- Directed by: Jerry Ciccoritti
- Written by: Jerry Ciccoritti
- Based on: Blood by Tom Walmsley
- Produced by: Joel Awerbuck Anna Gerb
- Starring: Jacob Tierney Emily Hampshire
- Cinematography: Gerald Packer
- Edited by: James Bredin George Roulston
- Music by: Robert Carli
- Production companies: Spank Films Playtlet Productions
- Release date: September 10, 2004 (TIFF);
- Running time: 90 minutes
- Country: Canada
- Language: English

= Blood (2004 film) =

2004 film by Jerry Ciccoritti

Blood is a 2004 Canadian drama film directed by Jerry Ciccoritti.
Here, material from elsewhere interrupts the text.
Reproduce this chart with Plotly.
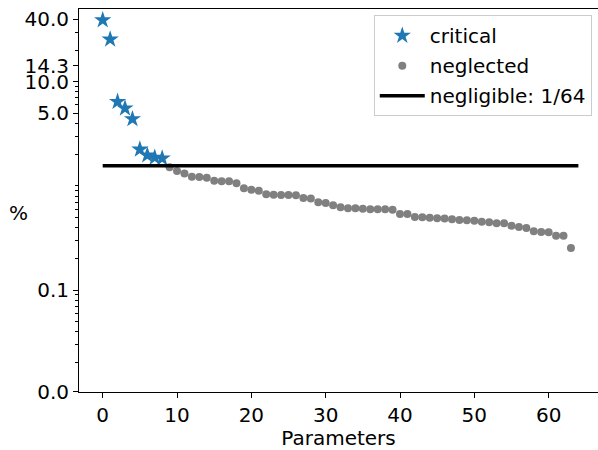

Based on the theatrical play by Tom Walmsley, the film stars Jacob Tierney as Chris Terry, a bisexual recovering drug addict and alcoholic who visits his prostitute sister Noelle (Emily Hampshire) for the first time in five years, only to be asked to have a threesome with Noelle and her client.

The film was shot over four days by having Tierney and Hampshire perform the complete play eight times, and then editing to use the best take for each scene. The original play was written for older actors, but Ciccoritti chose to cast Tierney and Hampshire, both of whom he had worked with before, after the actors he had originally planned to cast were unavailable.

The film premiered at the 2004 Toronto International Film Festival.

The film received two Genie Award nominations at the 25th Genie Awards in 2005, for Best Actress (Hampshire) and Best Original Screenplay (Ciccoritti). Ciccoritti also received a Directors Guild of Canada award nomination in 2005.